When it comes to legal matters, startups may understandably be tempted to procrastinate, take shortcuts and even bury their heads in the sand. Taking that approach, however, is dangerous and may plague a company later when it pursues financing, a sale or an IPO. At that time, the consequences of inattention and missteps may negatively impact the company’s value, the credibility of its management and an audit firm’s willingness or ability to audit its financial statements. The company may be delayed in entering into and closing transactions or may even be prevented from engaging in transactions altogether.
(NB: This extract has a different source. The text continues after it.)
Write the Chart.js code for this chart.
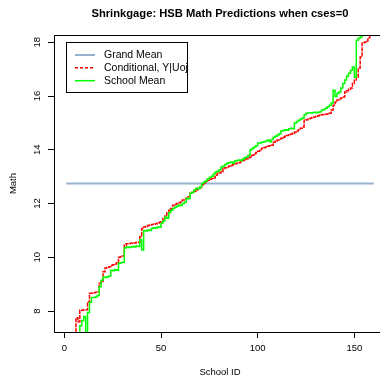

Investors may be incredibly unhappy to learn that, following a sale of the business, they will for a period of time be required to indemnify the buyer for any losses resulting from these early-stage mistakes. And, of course, as a result of this neglect the company may find itself in the middle of protracted and expensive litigation.

These are 10 examples of early-stage legal missteps that may later come back to haunt a company:

  1. Not properly documenting investments in the company;
  2. Inadequately protecting the company’s IP and/or not taking steps to avoid infringing the IP of others;
  3. Having untrained and unsupervised personnel handle the company’s legal function;
  4. Inadequately maintaining document control and retention procedures;
  5. Not attending to governance requirements, including non-compliance with charter documents;
  6. Failing to comply with local employment laws or enter into appropriate employment agreements, offer letters and employee confidentiality and assignment of invention agreements;
  7. Not qualifying or registering in other states or overseas jurisdictions;
  8. Allowing unresolved claims to remain hanging;
  9. Failing to establish a set of form contracts, or else using form contracts without tailoring them to specific transactions; and
  10. Overlooking the need for company-friendly assignment and change of control provisions that will benefit the company in the event of a sale or IPO.

What, then, should a start-up do to avoid these missteps and their fallout? The bottom line is that the company needs to commit a minimum of time and financial resources to its legal needs and to efficiently and effectively use those resources.

  • A company’s efforts may include hiring skilled internal personnel and/or partnering with outside counsel.
  • Outside counsel should be chosen carefully and should have experience working with companies from inception through later stages of the business life cycle; a broad range of subject matter expertise; knowledge of the relevant industry and of applicable law; and, ideally, a presence or relationships in jurisdictions in which the company’s business has or is likely to have substantial operations.
  • Working with one or a limited number of outside firms will eliminate the burden of managing a large number of firms, facilitate consistent and coordinated legal representation across practice areas and geographies, and provide counsel with an in-depth and comprehensive understanding of the company’s business and legal needs.

As startup activity continues to grow in markets across the world, so will the tension between these companies’ business and legal needs. By prioritizing and addressing their early legal needs, startups will best position themselves to avoid costly, undesirable and even embarrassing consequences down the road.